§ Source excerpt
* START *

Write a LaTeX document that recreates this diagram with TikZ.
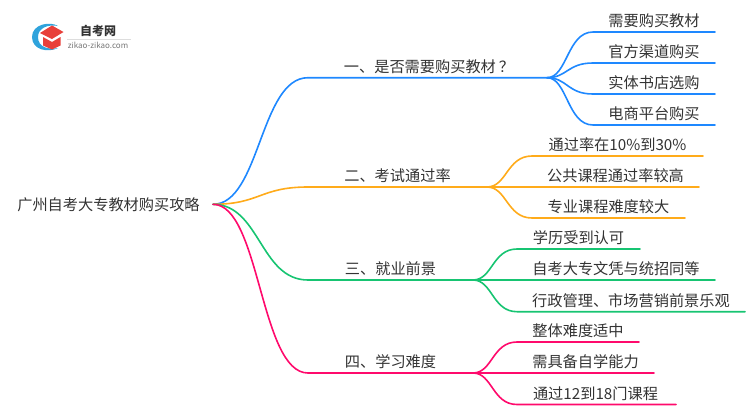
\documentclass[tikz,border=0pt]{standalone}
\usetikzlibrary{calc}
\usepackage{fontspec}
\setmainfont{Noto Sans CJK SC}
\definecolor{cblue}{HTML}{1E88FF}
\definecolor{corange}{HTML}{FFAB1A}
\definecolor{cgreen}{HTML}{17C472}
\definecolor{cpink}{HTML}{FF0A6C}
\definecolor{ctext}{HTML}{333333}
\definecolor{cgreyt}{HTML}{777777}
\definecolor{crule}{HTML}{DDDDDD}
\definecolor{cred}{HTML}{E8403A}
\definecolor{clogob}{HTML}{2FA3DC}
\tikzset{
  lbl/.style={inner sep=0pt,outer sep=0pt,minimum height=22pt,anchor=south west,align=center,
    text=ctext,font=\fontsize{15.2}{18}\selectfont},
  wire/.style={line width=1.6pt,line cap=round},
}
\begin{document}
\begin{tikzpicture}[x=1pt,y=-1pt]
\useasboundingbox (0,0) rectangle (750,410);
% logo
\fill[clogob] (58,26) .. controls (50,21) and (32,24) .. (32,37) .. controls (32,50) and (48,53) .. (58,48)
  .. controls (48,50) and (38,47) .. (38,37) .. controls (38,28) and (48,24) .. (58,26) -- cycle;
\fill[cred] (40,33) -- (52,25.5) -- (63.5,32) -- (52,39) -- cycle;
\fill[cred] (43,37) -- (52,42) -- (60.5,37) -- (60.5,45.5) -- (52,49.5) -- (43,45.5) -- cycle;
\node[inner sep=0pt,text=ctext,font=\fontsize{12}{14}\bfseries\selectfont] (logotitle) at (98,31) {自考网};
\node[inner sep=0pt,text=cgreyt,font=\fontsize{8}{10}\selectfont] (logosub) at (98,45) {zikao-zikao.com};
\draw[crule,line width=0.6pt] (67,39) -- (131,39);
% root
\node[inner sep=0pt,text=ctext,font=\fontsize{15.2}{18}\selectfont] (root) at (108.5,204.5) {广州自考大专教材购买攻略};
\coordinate (hub) at (213,204.3);
\coordinate (vmid) at (260,0);
% branches
\node[lbl,minimum width=239pt] (b1) at (308,77.7) {一、是否需要购买教材\hspace{3pt}？\hspace{-3pt}};
\node[lbl,minimum width=179pt] (b2) at (308,187) {二、考试通过率};
\node[lbl,minimum width=165pt] (b3) at (308,280) {三、就业前景};
\node[lbl,minimum width=165pt] (b4) at (308,373) {四、学习难度};
% leaves
\node[lbl,minimum width=122pt] (a1) at (593,32) {需要购买教材};
\node[lbl,minimum width=122pt] (a2) at (593,63) {官方渠道购买};
\node[lbl,minimum width=122pt] (a3) at (593,94) {实体书店选购};
\node[lbl,minimum width=122pt] (a4) at (593,125) {电商平台购买};
\node[lbl,minimum width=171pt] (c1) at (532,156) {通过率在10\%到30\%};
\node[lbl,minimum width=167pt] (c2) at (532,187) {公共课程通过率较高};
\node[lbl,minimum width=153pt] (c3) at (532,218) {专业课程难度较大};
\node[lbl,minimum width=123pt] (d1) at (517,249) {学历受到认可};
\node[lbl,minimum width=198pt] (d2) at (517,280) {自考大专文凭与统招同等};
\node[lbl,minimum width=228pt] (d3) at (517,311.7) {行政管理、市场营销前景乐观};
\node[lbl,minimum width=122pt] (e1) at (517,342) {整体难度适中};
\node[lbl,minimum width=137pt] (e2) at (517,373) {需具备自学能力};
\node[lbl,minimum width=159pt] (e3) at (517,404.5) {\hspace{-2pt}通过12到18门课程};
% connectors
\foreach \nn/\cc in {b1/cblue,b2/corange,b3/cgreen,b4/cpink}{
  \draw[wire,\cc] (hub) .. controls (vmid |- hub) and (vmid |- \nn.south west) .. (\nn.south west) -- (\nn.south east);
}
\foreach \pp/\nn/\cc in {b1/a1/cblue,b1/a2/cblue,b1/a3/cblue,b1/a4/cblue,
                      b2/c1/corange,b2/c2/corange,b2/c3/corange,
                      b3/d1/cgreen,b3/d2/cgreen,b3/d3/cgreen,
                      b4/e1/cpink,b4/e2/cpink,b4/e3/cpink}{
  \coordinate (mx) at ($(\pp.south east)!0.44!(\nn.south west)$);
  \draw[wire,\cc] (\pp.south east) .. controls (mx |- \pp.south east) and (mx |- \nn.south west) .. (\nn.south west) -- (\nn.south east);
}
\end{tikzpicture}
\end{document}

* END *

Reproduce the material in full, word for word, and omit the pictures.

§ Full solution
Write a LaTeX document that recreates this diagram with TikZ.
\documentclass[tikz,border=0pt]{standalone}
\usetikzlibrary{calc}
\usepackage{fontspec}
\setmainfont{Noto Sans CJK SC}
\definecolor{cblue}{HTML}{1E88FF}
\definecolor{corange}{HTML}{FFAB1A}
\definecolor{cgreen}{HTML}{17C472}
\definecolor{cpink}{HTML}{FF0A6C}
\definecolor{ctext}{HTML}{333333}
\definecolor{cgreyt}{HTML}{777777}
\definecolor{crule}{HTML}{DDDDDD}
\definecolor{cred}{HTML}{E8403A}
\definecolor{clogob}{HTML}{2FA3DC}
\tikzset{
  lbl/.style={inner sep=0pt,outer sep=0pt,minimum height=22pt,anchor=south west,align=center,
    text=ctext,font=\fontsize{15.2}{18}\selectfont},
  wire/.style={line width=1.6pt,line cap=round},
}
\begin{document}
\begin{tikzpicture}[x=1pt,y=-1pt]
\useasboundingbox (0,0) rectangle (750,410);
% logo
\fill[clogob] (58,26) .. controls (50,21) and (32,24) .. (32,37) .. controls (32,50) and (48,53) .. (58,48)
  .. controls (48,50) and (38,47) .. (38,37) .. controls (38,28) and (48,24) .. (58,26) -- cycle;
\fill[cred] (40,33) -- (52,25.5) -- (63.5,32) -- (52,39) -- cycle;
\fill[cred] (43,37) -- (52,42) -- (60.5,37) -- (60.5,45.5) -- (52,49.5) -- (43,45.5) -- cycle;
\node[inner sep=0pt,text=ctext,font=\fontsize{12}{14}\bfseries\selectfont] (logotitle) at (98,31) {自考网};
\node[inner sep=0pt,text=cgreyt,font=\fontsize{8}{10}\selectfont] (logosub) at (98,45) {zikao-zikao.com};
\draw[crule,line width=0.6pt] (67,39) -- (131,39);
% root
\node[inner sep=0pt,text=ctext,font=\fontsize{15.2}{18}\selectfont] (root) at (108.5,204.5) {广州自考大专教材购买攻略};
\coordinate (hub) at (213,204.3);
\coordinate (vmid) at (260,0);
% branches
\node[lbl,minimum width=239pt] (b1) at (308,77.7) {一、是否需要购买教材\hspace{3pt}？\hspace{-3pt}};
\node[lbl,minimum width=179pt] (b2) at (308,187) {二、考试通过率};
\node[lbl,minimum width=165pt] (b3) at (308,280) {三、就业前景};
\node[lbl,minimum width=165pt] (b4) at (308,373) {四、学习难度};
% leaves
\node[lbl,minimum width=122pt] (a1) at (593,32) {需要购买教材};
\node[lbl,minimum width=122pt] (a2) at (593,63) {官方渠道购买};
\node[lbl,minimum width=122pt] (a3) at (593,94) {实体书店选购};
\node[lbl,minimum width=122pt] (a4) at (593,125) {电商平台购买};
\node[lbl,minimum width=171pt] (c1) at (532,156) {通过率在10\%到30\%};
\node[lbl,minimum width=167pt] (c2) at (532,187) {公共课程通过率较高};
\node[lbl,minimum width=153pt] (c3) at (532,218) {专业课程难度较大};
\node[lbl,minimum width=123pt] (d1) at (517,249) {学历受到认可};
\node[lbl,minimum width=198pt] (d2) at (517,280) {自考大专文凭与统招同等};
\node[lbl,minimum width=228pt] (d3) at (517,311.7) {行政管理、市场营销前景乐观};
\node[lbl,minimum width=122pt] (e1) at (517,342) {整体难度适中};
\node[lbl,minimum width=137pt] (e2) at (517,373) {需具备自学能力};
\node[lbl,minimum width=159pt] (e3) at (517,404.5) {\hspace{-2pt}通过12到18门课程};
% connectors
\foreach \nn/\cc in {b1/cblue,b2/corange,b3/cgreen,b4/cpink}{
  \draw[wire,\cc] (hub) .. controls (vmid |- hub) and (vmid |- \nn.south west) .. (\nn.south west) -- (\nn.south east);
}
\foreach \pp/\nn/\cc in {b1/a1/cblue,b1/a2/cblue,b1/a3/cblue,b1/a4/cblue,
                      b2/c1/corange,b2/c2/corange,b2/c3/corange,
                      b3/d1/cgreen,b3/d2/cgreen,b3/d3/cgreen,
                      b4/e1/cpink,b4/e2/cpink,b4/e3/cpink}{
  \coordinate (mx) at ($(\pp.south east)!0.44!(\nn.south west)$);
  \draw[wire,\cc] (\pp.south east) .. controls (mx |- \pp.south east) and (mx |- \nn.south west) .. (\nn.south west) -- (\nn.south east);
}
\end{tikzpicture}
\end{document}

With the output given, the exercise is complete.